The proof is complete. □

6. Conclusions and Perspectives

Using the harmonic analysis of the LCDT, we have introduced and studied a new type of wavelet transformation (called DLCWT), by proving all of its known properties, such that a Plancherel-type formula, an orthogonality relation, an inversion and a Calderón-type Reproducing formulas. Then we define the notion of localization operators associated with the DLCWT. For these operators, we studied the boundedness, compactness, and Schatten–von Neumann class properties.
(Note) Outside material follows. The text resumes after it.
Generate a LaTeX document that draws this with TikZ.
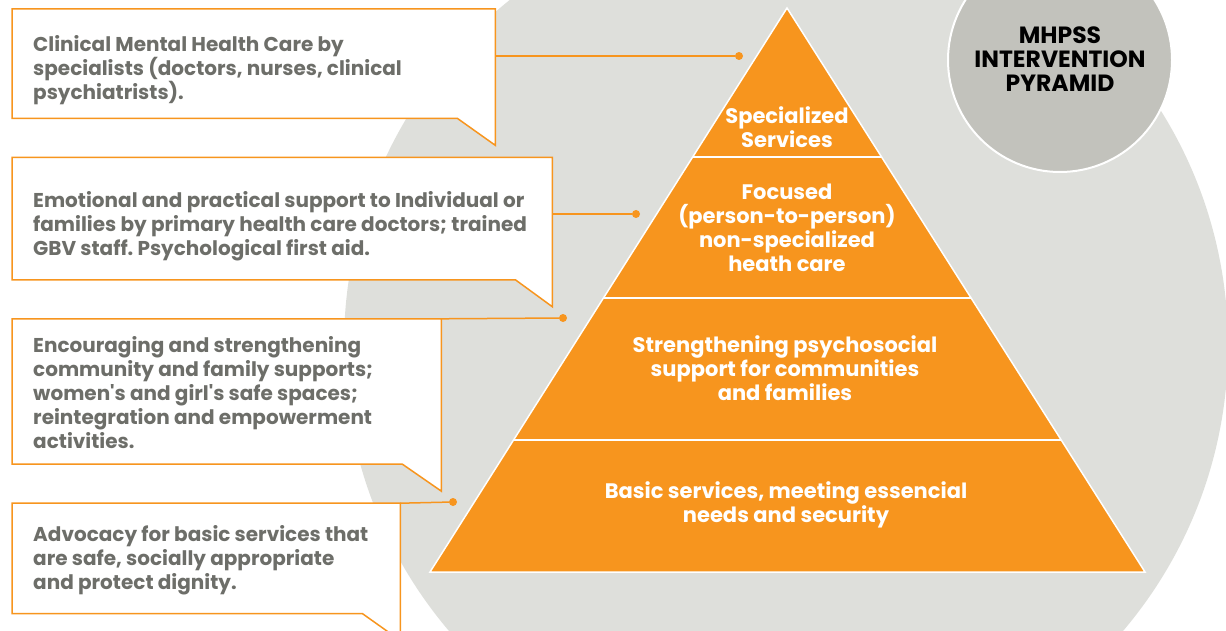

It is well-known that the uncertainty principles set a limit to the simultaneous localization of a signal and its LCDT. In future work, we will study concentrations operators, which are a special case of localization operators presented in this paper, to measure the time-frequency content of the ${\mathfrak{L}}_k^2$-functions on some subset of finite measure. In particular, we will define and study the scalogram associated with the DCLWT, and show that the signal space spanned by the first eigenfunctions of the concentration operator has the maximum localized scalogram in the region of interest in the time-frequency plane. Then we will show that any essentially concentrated function (functions that are almost concentrated on a subset of finite measure) can be approximated by a linear combination of such eigenfunctions, and corresponding error estimates can be given.